I want this whole pipeline to be asynchronous for scalability and high-performance purposes.

The Design

Implementing this using the serverless architecture I would need 4 functions to handle each phase in my pipeline:

Data ingestion
Check Data compliance
Convert Data to different Format
Write Data to Storage

The first function would be a REST interface by which the producer is sending the data into the pipeline. Once received, it would write the data to a topic on the NATS messaging service. Just like a Pub-Sub Model. Each of the other 3 functions listens for events on specific topics on the same messaging service, firing when it is their turn to perform the task in a series of tasks. Thus we have successfully created a data pipeline for persisting data in a data lake architecture type.

As an example, if I am collecting data on click-events the pipeline would look as follows:

Turns out, each function writes to a topic describing the processing detail of the function itself. That sounds right to me.

The Implementation

After some digging and researching, I came across the OpenFaas framework. A mature serverless framework that comes with NATS, an open-source messaging system, incorporated. On top of that, a friend made me aware of this really cool project called K3s, a lightweight Kubernetes distribution built for IoT & Edge computing. Helping me keeping the overview of my K8s, I used k9s, a terminal-based UI to interact with your Kubernetes cluster.

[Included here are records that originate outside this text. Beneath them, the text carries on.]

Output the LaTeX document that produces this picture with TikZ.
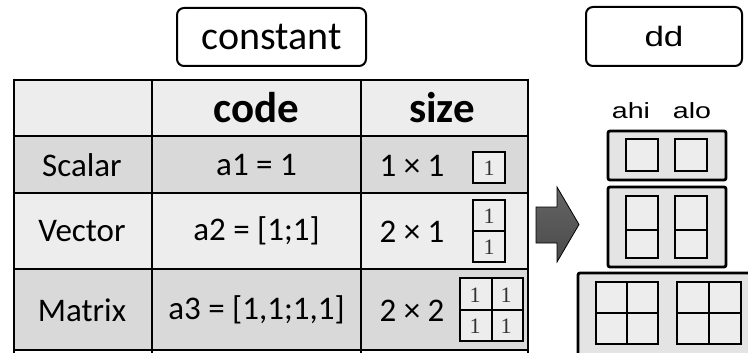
\documentclass[tikz,border=0pt]{standalone}
\usepackage{fontspec}
\setmainfont{Carlito}
\newfontfamily\arialf{Liberation Sans}
\newfontfamily\numf{Liberation Serif}
\usetikzlibrary{shadings}
\definecolor{rowlight}{HTML}{EDEDED}
\definecolor{rowdark}{HTML}{D9D9D9}
\definecolor{ddouter}{HTML}{E4E4E4}
\definecolor{ddinner}{HTML}{EDEDED}
\definecolor{arrowgray}{HTML}{4A4A4A}
\definecolor{numgray}{HTML}{333333}
\tikzset{
  titlebox/.style={draw=black, line width=2pt, rounded corners=7pt, fill=white},
  grid/.style={draw=black, line width=2.5pt},
  celltext/.style={font=\fontsize{33}{33}\selectfont, inner sep=0pt},
  headtext/.style={font=\fontsize{43}{43}\selectfont\bfseries, inner sep=0pt},
  mini/.style={draw=black, line width=2.5pt, fill=rowlight},
  miniline/.style={draw=black, line width=2pt},
  cellnum/.style={font=\numf\fontsize{22}{22}\selectfont, text=numgray, inner sep=0pt},
  ddbox/.style={draw=black, line width=2.8pt, fill=ddouter, rounded corners=2pt},
  ddcell/.style={draw=black, line width=2.5pt, fill=ddinner},
  ddline/.style={draw=black, line width=2pt},
  ddlabel/.style={font=\arialf\fontsize{22}{22}\selectfont, inner sep=0pt, xscale=1.3},
}
\begin{document}
\begin{tikzpicture}[x=1pt, y=-1pt]
\useasboundingbox (0,0) rectangle (748,353);
\clip (0,0) rectangle (748,353);

% title boxes
\node[titlebox, minimum width=189pt, minimum height=58pt,
      font=\fontsize{40}{40}\selectfont] (constant) at (271.5,37) {constant};
\node[titlebox, minimum width=156pt, minimum height=59pt] (dd) at (664,36.5) {};
\node[font=\arialf\fontsize{28}{28}\selectfont, inner sep=0pt, xscale=1.25]
  (ddtext) at (dd.center) {dd};

% table rows
\fill[rowlight] (14,80) rectangle (528,136);
\fill[rowdark]  (14,136) rectangle (528,193);
\fill[rowlight] (14,193) rectangle (528,269);
\fill[rowdark]  (14,269) rectangle (528,350);
\foreach \y in {80,136,193,269,350} \draw[grid] (12.75,\y) -- (529.25,\y);
\foreach \x in {14,152,361,528} \draw[grid] (\x,78.75) -- (\x,360);

% header
\node[headtext] (hcode) at (256.5,108) {code};
\node[headtext] (hsize) at (442,108) {size};

% first column
\node[celltext] (scalar) at (82,165) {Scalar};
\node[celltext] (vector) at (82,231) {Vector};
\node[celltext] (matrix) at (82,310) {Matrix};

% code column
\node[celltext] (c1) at (256.5,165) {a1 = 1};
\node[celltext] (c2) at (256.5,231) {a2 = [1;1]};
\node[celltext] (c3) at (256.5,310) {a3 = [1,1;1,1]};

% size column
\node[celltext] (s1) at (412,166) {1 × 1};
\node[celltext] (s2) at (412,232) {2 × 1};
\node[celltext] (s3) at (412,311) {2 × 2};

% scalar sketch
\draw[mini] (473,152) rectangle (505,183);
\node[cellnum] (m1) at (489,168) {1};
% vector sketch
\draw[mini] (473,200) rectangle (505,262);
\draw[miniline] (473,231) -- (505,231);
\node[cellnum] (v1) at (489,216) {1};
\node[cellnum] (v2) at (489,247) {1};
% matrix sketch
\draw[mini] (460,278) rectangle (523,341);
\draw[miniline] (460,310) -- (523,310);
\draw[miniline] (492,278) -- (492,341);
\node[cellnum] (x11) at (475,295.5) {1};
\node[cellnum] (x12) at (506,295.5) {1};
\node[cellnum] (x21) at (475,326) {1};
\node[cellnum] (x22) at (506,326) {1};

% block arrow
\draw[draw=black, line width=0.8pt, top color=arrowgray!85, bottom color=arrowgray]
  (536,207) -- (557,207) -- (557,187) -- (579,224.5) -- (557,262)
  -- (557,243) -- (536,243) -- cycle;

% dd labels
\node[ddlabel] (ahi) at (631,111) {ahi};
\node[ddlabel] (alo) at (692,111) {alo};

% dd scalar
\draw[ddbox] (608,131) rectangle (726,180);
\draw[ddcell] (626,139) rectangle (658,171);
\draw[ddcell] (675,139) rectangle (707,171);

% dd vector
\draw[ddbox] (608,187) rectangle (726,267);
\draw[ddcell] (626,196) rectangle (658,258);
\draw[ddcell] (675,196) rectangle (707,258);
\draw[ddline] (625,230) -- (658,230);
\draw[ddline] (674,230) -- (707,230);

% dd matrix
\draw[ddbox] (578,273) rectangle (770,380);
\draw[ddcell] (596,282) rectangle (658,344);
\draw[ddline] (627,282) -- (627,344);
\draw[ddline] (596,313) -- (658,313);
\draw[ddcell] (677,282) rectangle (741,344);
\draw[ddline] (709,282) -- (709,344);
\draw[ddline] (677,313) -- (741,313);
\end{tikzpicture}
\end{document}
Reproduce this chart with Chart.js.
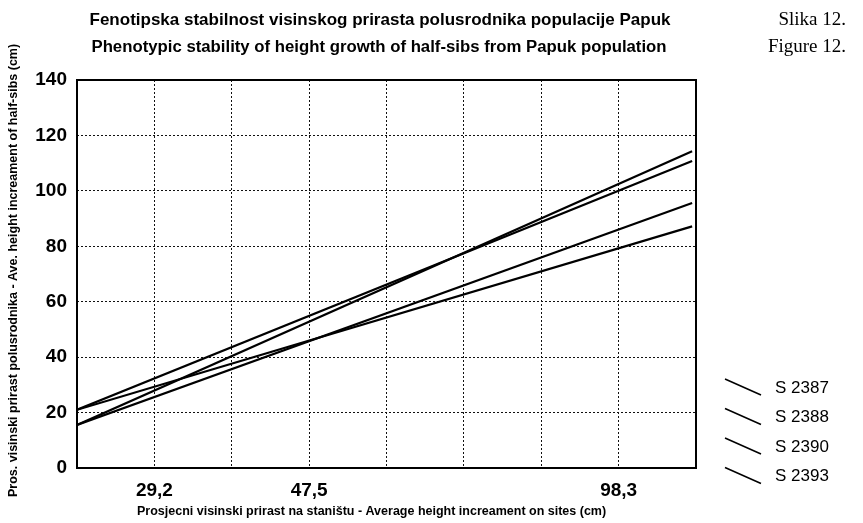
<!DOCTYPE html>
<html lang="hr">
<head>
<meta charset="UTF-8">
<title>Fenotipska stabilnost visinskog prirasta</title>
<style>
    body { margin: 0; background: #fff; }
    #wrap { width: 863px; height: 523px; }
</style>
</head>
<body>
<div id="wrap"><canvas id="chart" width="863" height="523"></canvas></div>
<script src="https://cdn.jsdelivr.net/npm/chart.js"></script>
<script>
// x axis: tick positions and their labels (site means)
const xTickPos = [1, 3, 7];
const xTickLabels = ['29,2', '47,5', '98,3'];
const xLine = [0, 7.95];

// regression lines, value at start and end of x range
const seriesNames = ['S 2387', 'S 2388', 'S 2390', 'S 2393'];
const s2387 = [15.5, 114.3];
const s2388 = [21.0, 110.8];
const s2390 = [15.5, 95.6];
const s2393 = [21.0, 87.2];
const seriesValues = [s2387, s2388, s2390, s2393];

const titleLines = [
    'Fenotipska stabilnost visinskog prirasta polusrodnika populacije Papuk',
    'Phenotypic stability of height growth of half-sibs from Papuk population'
];
const figLabels = ['Slika 12.', 'Figure 12.'];
const xTitle = 'Prosjecni visinski prirast na staništu - Average height increament on sites (cm)';
const yTitle = 'Pros. visinski prirast polusrodnika - Ave. height increament of half-sibs (cm)';

const SANS = '"Liberation Sans", Arial, sans-serif';
const NARROW = '"Liberation Sans Narrow", "Arial Narrow", "Liberation Sans", sans-serif';
const SERIF = '"Liberation Serif", "Times New Roman", serif';

// fit text into a width by picking the font size
function fitFont(ctx, text, weight, family, width, start) {
    let size = start || 20;
    while (size > 6) {
        ctx.font = weight + ' ' + size + 'px ' + family;
        if (ctx.measureText(text).width <= width) break;
        size -= 0.25;
    }
    return ctx.font;
}

const extras = {
    id: 'extras',
    afterDatasetsDraw(chart) {
        const ctx = chart.ctx;
        const a = chart.chartArea;
        ctx.save();
        // frame
        ctx.strokeStyle = '#000';
        ctx.lineWidth = 2;
        ctx.setLineDash([]);
        ctx.strokeRect(a.left, a.top, a.right - a.left, a.bottom - a.top);
        ctx.restore();
    },
    afterDraw(chart) {
        const ctx = chart.ctx;
        ctx.save();
        ctx.fillStyle = '#000';
        ctx.textBaseline = 'middle';

        // titles
        ctx.textAlign = 'center';
        ctx.font = fitFont(ctx, titleLines[0], 'bold', NARROW, 584, 19);
        ctx.fillText(titleLines[0], 380, 20);
        ctx.font = fitFont(ctx, titleLines[1], 'bold', NARROW, 582, 19);
        ctx.fillText(titleLines[1], 379, 47);

        ctx.font = '19px ' + SERIF;
        ctx.textAlign = 'right';
        ctx.fillText(figLabels[0], 846, 20);
        ctx.fillText(figLabels[1], 846, 47);

        // axis titles
        ctx.textAlign = 'left';
        ctx.font = fitFont(ctx, xTitle, 'bold', SANS, 476);
        ctx.fillText(xTitle, 137, 512);

        ctx.save();
        ctx.translate(14, 497);
        ctx.rotate(-Math.PI / 2);
        ctx.font = fitFont(ctx, xTitle, 'bold', SANS, 476);
        ctx.fillText(yTitle, 0, 0);
        ctx.restore();

        // legend with slanted line samples
        ctx.font = '17px ' + SANS;
        ctx.strokeStyle = '#000';
        ctx.lineWidth = 1.6;
        chart.data.datasets.forEach((ds, i) => {
            const y = 388 + i * 29.5;
            ctx.beginPath();
            ctx.moveTo(725, y - 9);
            ctx.lineTo(761, y + 7);
            ctx.stroke();
            ctx.fillText(ds.label, 775, y);
        });
        ctx.restore();
    }
};

const datasets = seriesNames.map((name, i) => ({
    label: name,
    data: xLine.map((x, j) => ({ x: x, y: seriesValues[i][j] })),
    borderColor: '#000',
    borderWidth: 2.2,
    pointRadius: 0,
    showLine: true,
    fill: false
}));

new Chart(document.getElementById('chart'), {
    type: 'scatter',
    data: { datasets: datasets },
    options: {
        responsive: false,
        animation: false,
        layout: { padding: { top: 80, right: 167, bottom: 0, left: 0 } },
        plugins: {
            legend: { display: false },
            title: { display: false },
            tooltip: { enabled: false }
        },
        scales: {
            x: {
                type: 'linear',
                min: 0,
                max: 8,
                afterFit(scale) { scale.height = 55; },
                ticks: {
                    stepSize: 1,
                    autoSkip: false,
                    maxRotation: 0,
                    padding: 11,
                    color: '#000',
                    font: { family: SANS, size: 19, weight: 'bold' },
                    callback(v) {
                        const k = xTickPos.indexOf(v);
                        return k >= 0 ? xTickLabels[k] : '';
                    }
                },
                grid: { color: '#111', lineWidth: 1, drawTicks: false },
                border: { display: false, dash: [2, 2] }
            },
            y: {
                min: 0,
                max: 140,
                afterFit(scale) { scale.width = 77; },
                ticks: {
                    stepSize: 20,
                    padding: 10,
                    color: '#000',
                    font: { family: SANS, size: 19, weight: 'bold' }
                },
                grid: { color: '#111', lineWidth: 1, drawTicks: false },
                border: { display: false, dash: [2, 2] }
            }
        }
    },
    plugins: [extras]
});
</script>
</body>
</html>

The technological stack was set. I was hyped, hooked and ready to rock!

The default installation suggested by Rancher is using a curl script that installs K3s as a daemon service on the computer. I preferred not to do so, so I installed the K3s binary without the installation script as described in Rancher's well-written documentation on installation options, specifically the following section: “Installing K3s from the Binary”.

After installing the binary, all I had to do was run the following commands:

# sudo k3s server --write-kubeconfig-mode 644 
# export KUBECONFIG=/etc/rancher/k3s/k3s.yaml

Alternatively, I could have used the K3d utility, another really cool tool, which runs a K8s cluster inside a docker container (!!!). To use/run K8s in this manner I would use the k3d binary and run the following command:

# k3d create --publish 31112:31112

More details on how to use these utilities can be found on their respective sites.

Although I used the installation method using the OpenFaas projects yaml files, I do recommend using helm charts. The exact way of installing the OpenFaas helm chart can be found here. In short, the following commands will install OpenFaas on your K8s cluster:

# helm repo add openfaas https://openfaas.github.io/faas-netes/ 
# helm repo update \ 
  && helm upgrade openfaas --install openfaas/openfaas \
  --namespace openfaas \
  --set functionNamespace=openfaas-fn 
# PASSWORD=$(kubectl -n openfaas get secret basic-auth -o jsonpath="{.data.basic-# auth-password}" | base64 --decode) && \
  echo "OpenFaaS admin password: $PASSWORD"

After a successful installation, you can use the password to log into the administration console of OpenFaas: http://localhost:31112

Another utility you will need is the faas-cli, the official CLI for OpenFaas which is used to build and deploy functions. It can be installed quite easily and in order to get the faas-cli working you need to set the OPENFAAS_URL environment variable like so:

export OPENFAAS_URL=http://localhost:31112

Functions

And now the real fun begins. I thought that python was a natural fit for my purposes so I went with that language.

For the data ingestion function we need to get some newer OpenFaas templates:

faas template pull https://github.com/openfaas-incubator/python-flask-template

And now we create the function:

faas-cli new --lang python3-http clickevent-ingest

For the other three functions we use the basic python3 templates, as they do not listen for HTTP events, rather for events on a topic on NATS:

# faas-cli new --lang python3 clickevent-compliance 
# faas-cli new --lang python3 clickevent-conversion
# faas-cli new --lang python3 clickevent-persistence

At this point, you will also have 4 different yaml files in the same folder, each one named after the function created. I suggest you merge those files into 1 yaml file and call it: “clickevent-pipeline.yml”. Don’t worry, you can still manipulate individual functions even though they are in the same yaml file.

NATS configuration

In order to work with NATS the way I intended the following is necessary:

Add a NATS client dependency to the functions
connect the functions to listen to specific topics
Configure NATS to invoke a function for specific topics

NATS client

I used the official NATS Python client, asyncio-nats-client. This means I had to add the following to the requirements.txt file of each function.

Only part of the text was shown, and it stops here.